L'attaque contre Charlie Hebdo se déroulait il y a un an, un mercredi midi, au moment où les écoliers terminaient la classe. Le lendemain, les enseignants ont dû gérer l'émotion des enfants, leurs questions, pas toujours simples. Que dire ? Avec quels mots ? Certains professeurs s'étaient sentis démunis, désarmés pour répondre, regrettant ne pas avoir été plus soutenus par leur hiérarchie. Des ressources pédagogiques ont depuis été mises en ligne, qui se sont avérées précieuses en novembre dernier. Quelques jours après les attentats de janvier, quatre enseignants s'étaient exprimés dans Libération, racontant les jours d'après. Anne (1), directrice d'une école privée en Seine-Saint-Denis, témoigne à nouveau, un an après.
Avez-vous prévu des commémorations, quelque chose de particulier dans votre école pour ce 7 janvier ?
Je n'ai donné aucune instruction à mon équipe. Chacun fera comme il le sent, mais je doute que les enseignants l'évoquent dans leur classe. La fin de l'année dernière a été tellement difficile avec les attentats de novembre. Jusqu'aux vacances, il y avait climat d'inquiétude au sein de l'école. Un élève m'a demandé de changer de place : «Je suis assis à côté de la fenêtre, j'ai peur des tirs dans la rue», m'a-t-il dit. J'ai essayé de le raisonner, de lui expliquer que la police était là pour nous protéger. Même si on y croit à moitié, on doit se montrer convaincant. Là, c'est le retour des vacances. J'ai l'impression que cela va mieux, les enfants ont des petites mines comme toujours après Noël mais ils semblent plus apaisés, moins inquiets. Alors, non, on ne va pas reparler de Charlie Hebdo aujourd'hui.
Comment avez-vous vécu cette année, au sein de l’école ?
Beaucoup de choses, bien sûr, ont changé depuis les attentats de janvier. En tant que directrice, je sens une plus grande responsabilité quant à la sécurité des élèves. Je fais en sorte, par exemple, d’être là tôt le matin avant l’arrivée du premier élève et jusqu’au départ du dernier. Je stresse aussi en pensant à ce mur séparant la cour de récréation de la rue et que n’importe quel fou pourrait escalader pour pénétrer dans mon établissement. Sans parler de toutes ces consignes de sécurité envoyées par le rectorat, qu’il faut être en mesure d’appliquer, et dont certaines sont très complexes.
Lors de notre entretien l’année dernière, vous évoquiez la difficulté pour les enseignants de trouver les mots justes devant les élèves.
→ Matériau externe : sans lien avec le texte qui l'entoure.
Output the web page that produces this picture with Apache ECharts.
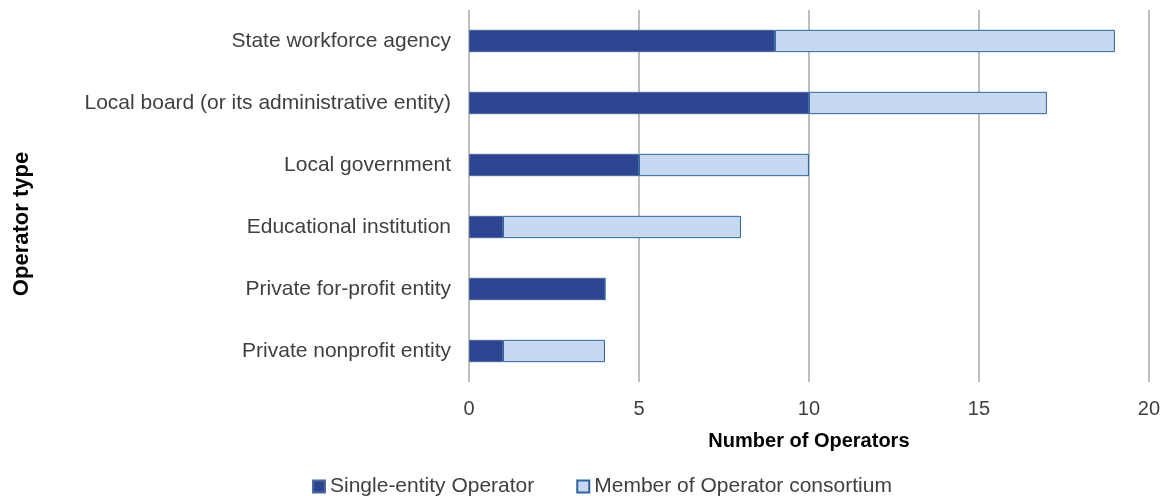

Savoir que dire, et jusqu’où aller dans l’explication, c’est peut-être ce qu’il y a de plus compliqué. Car parler de religion, ça, on sait faire. Nous sommes un établissement privé catholique, avec une grande diversité de confessions parmi nos élèves. Chaque semaine, ils ont une heure et demie d’enseignement de «culture des religions», où nous les abordons toutes. La difficulté pour les enseignants face à ces attentats, c’est aussi de faire la part entre le rôle de l’école et celui des parents. Certaines familles ne parlent que très peu des événements à leurs enfants pour les préserver, d’autres au contraire regardent BFMTV en boucle à la maison. Ils arrivent en classe avec des niveaux d’information très différents. Entre les deux, l’enseignant doit trouver le juste équilibre. Ce n’est pas facile.
(1) Le prénom a été changé.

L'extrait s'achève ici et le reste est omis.